PATIENT satisfaction, balancing the budget, and staffing are major challenges for the health district in the next three years according to health professionals.
Launching the 2013-2016 strategic health plan for Western Local Health District yesterday chief executive Scott McLachlan said the plan means developing more services and closing the gaps in inequity of provision of health services, particularly for Aboriginal people.
He said, it is a balancing act to stay within the region’s allocated budget of more than $750 million each year and meet community expectations in the provision of health care.
Mr McLachlan said the WLHD will be involved in a closely monitored process of ensuring there is no duplication of services in the region which could lead to a budget blowout.
“We delivered a deficit of $19.5 million for the 2012/2013 years after budgeting for a break-even result,” he said.
He said a major focus in the three years will also be on Aboriginal health services
“Aboriginal people have a shorter life expectancy and premature mortality and I have to say these statistics are something that keep me awake at night,” he said.
Mr McLachlan went on to say utilising smaller hospitals in the region for less acute patients will ensure the survival of the major facilities and provide services closer to home.
Member for Orange Andrew Gee said yesterday’s launch was a landmark with a definitive plan for the WLHD for the next three years and he congratulated all those who have been involved in the hard work associated with compiling the plan.

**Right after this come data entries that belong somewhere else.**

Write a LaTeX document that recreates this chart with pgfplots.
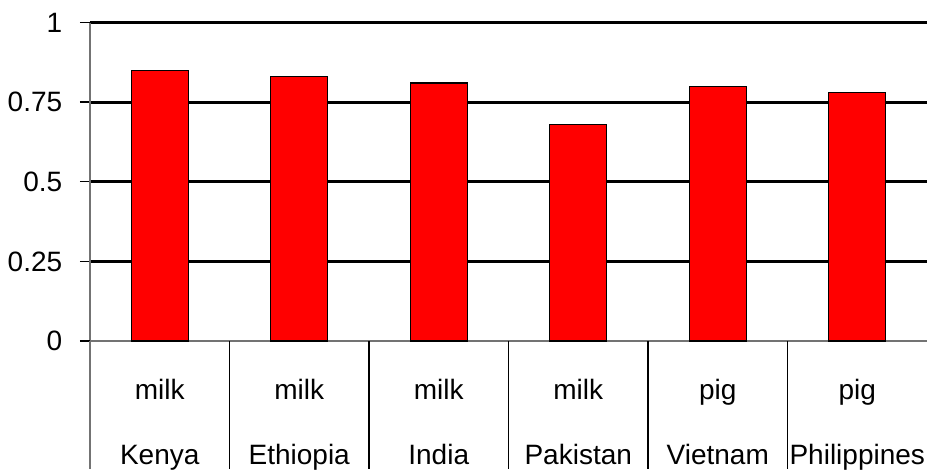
\documentclass[border=0pt]{standalone}
\usepackage{pgfplots}
\pgfplotsset{compat=1.18}
\usepackage{fontspec}
\setmainfont{Liberation Sans}
\begin{document}
\fontsize{14}{16.5}\selectfont
\begin{tikzpicture}
\begin{axis}[
  scale only axis,
  width=418.5pt, height=159.25pt,
  xmin=-0.5, xmax=5.5, ymin=0, ymax=1,
  ybar, bar width=28.5pt,
  axis x line*=bottom, axis y line*=left,
  axis line style={draw=black!55, line width=0.6pt, -},
  xtick={0,1,2,3,4,5},
  xticklabels={{milk\\[16pt]Kenya},{milk\\[16pt]Ethiopia},{milk\\[16pt]India},
               {milk\\[16pt]Pakistan},{pig\\[16pt]Vietnam},{pig\\[16pt]Philippines}},
  xticklabel style={align=center, yshift=-9pt},
  xtick style={draw=none},
  ytick={0.25,0.5,0.75,1},
  yticklabels={0.25,0.5,0.75,1},
  extra y ticks={0}, extra y tick labels={0},
  extra y tick style={grid=none},
  ymajorgrids,
  major grid style={black, line width=1.4pt},
  ytick style={black, line width=0.7pt},
  tick align=outside, major tick length=5pt,
  yticklabel style={xshift=-4pt},
  clip=false,
]
  \addplot[fill=red, draw=black, line width=0.7pt]
    coordinates {(0,0.85) (1,0.83) (2,0.81) (3,0.68) (4,0.80) (5,0.78)};
  % category separators below the axis
  \pgfplotsinvokeforeach{0.5,1.5,2.5,3.5,4.5}{
    \draw[black, line width=0.6pt] (axis cs:#1,0) -- ([yshift=-64pt]axis cs:#1,0);
  }
  \draw[black!55, line width=0.6pt] (axis cs:-0.5,0) -- ([yshift=-64pt]axis cs:-0.5,0);
  \coordinate (bl) at (axis description cs:-0.1075,-0.4019);
  \coordinate (tr) at (axis description cs:1.0,1.0707);
\end{axis}
\pgfresetboundingbox
\path (bl) rectangle (tr);
\end{tikzpicture}
\end{document}
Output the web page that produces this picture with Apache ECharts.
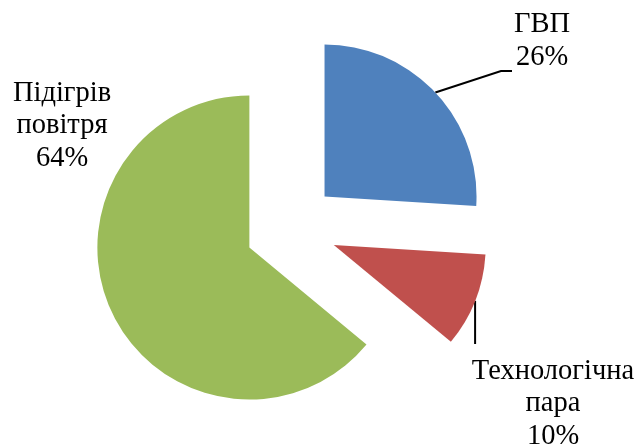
<!DOCTYPE html>
<html>
<head>
<meta charset="utf-8">
<script src="https://cdn.jsdelivr.net/npm/echarts@6/dist/echarts.min.js"></script>
<style>
  html, body { margin: 0; padding: 0; background: #ffffff; }
  #chart { width: 637px; height: 444px; }
</style>
</head>
<body>
<div id="chart"></div>
<script>
// Heat demand structure by consumer type
const categories = ['ГВП', 'Технологічна пара', 'Підігрів повітря'];
const shares = [26, 10, 64];
const sliceColors = ['#4F81BD', '#C0504D', '#9BBB59'];

// Pie geometry: common centre, radius and how far each slice is pulled out
const pieCenter = [291, 228];
const pieRadius = 152;
const explodeDist = 46;

// Where each label block is centred
const labelCenters = [[542, 41], [553, 404], [62, 126]];

const chart = echarts.init(document.getElementById('chart'), null, { renderer: 'canvas' });

const total = shares.reduce(function (a, b) { return a + b; }, 0);

function leaderPoints(k, s) {
  if (k === 0) return [s, [501, 71], [512, 71]];
  if (k === 1) return [s, [s[0], 344], [s[0], 344]];
  return null;
}

// One pie series per slice so every slice can be pulled out along its own bisector;
// the other slices of that series are left transparent.
let acc = 0;
const seriesList = categories.map(function (cat, k) {
  const mid = (acc + shares[k] / 2) / total * Math.PI * 2;
  acc += shares[k];
  const cx = pieCenter[0] + explodeDist * Math.sin(mid);
  const cy = pieCenter[1] - explodeDist * Math.cos(mid);
  return {
    type: 'pie',
    center: [cx, cy],
    radius: [0, pieRadius],
    startAngle: 90,
    clockwise: true,
    avoidLabelOverlap: false,
    silent: true,
    itemStyle: { borderWidth: 0 },
    emphasis: { scale: false },
    data: categories.map(function (name, i) {
      return {
        name: name,
        value: shares[i],
        itemStyle: { color: i === k ? sliceColors[i] : 'rgba(0,0,0,0)' },
        label: { show: i === k },
        labelLine: { show: i === k && k !== 2 }
      };
    }),
    label: {
      position: 'outside',
      color: '#000000',
      fontFamily: 'Liberation Serif',
      fontSize: 28.5,
      lineHeight: 32.5,
      align: 'center',
      formatter: function (p) {
        return p.name.replace(' ', '\n') + '\n' + Math.round(p.percent) + '%';
      }
    },
    labelLine: {
      length: 20,
      length2: 10,
      lineStyle: { color: '#000000', width: 2 }
    },
    labelLayout: function (params) {
      const c = labelCenters[params.dataIndex];
      const out = { x: c[0], y: c[1], align: 'center', verticalAlign: 'middle' };
      const pts = params.labelLinePoints;
      if (pts && pts[0]) {
        const lp = leaderPoints(params.dataIndex, pts[0]);
        if (lp) out.labelLinePoints = lp;
      }
      return out;
    }
  };
});

chart.setOption({
  animation: false,
  backgroundColor: '#ffffff',
  series: seriesList
});
</script>
</body>
</html>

“This is the first time we have seen a strategic health services plan, ” he said.
However head of the Orange Medical Staff Council representing clinicians Dr Ruth Arnold said it was disappointing clinicians, and other staff members at the coalface in hospitals, who have been involved in the preparation of the plan had received no feedback and in fact had not been given access to the plan before the media and its launch yesterday.
“It is disappointing because we have been given no feedback or access to a draft plan,” she said.
Molong general practitioner an chairman of the Western NSW Local Health District board Dr Robin Williams said using smaller hospitals such as Molong for patients who did not require acute care will be the way forward for health care in the region to free up beds in major referral hospitals and treat patients closer to home.
He said some patients transferred to Molong hospital had provided feedback to the health service.
“We have been told it has a homely atmosphere,” he said.
However he said patients and their families should be assured a 24-hour service is provided by doctors for patients including palliative care patients at smaller hospitals like Molong.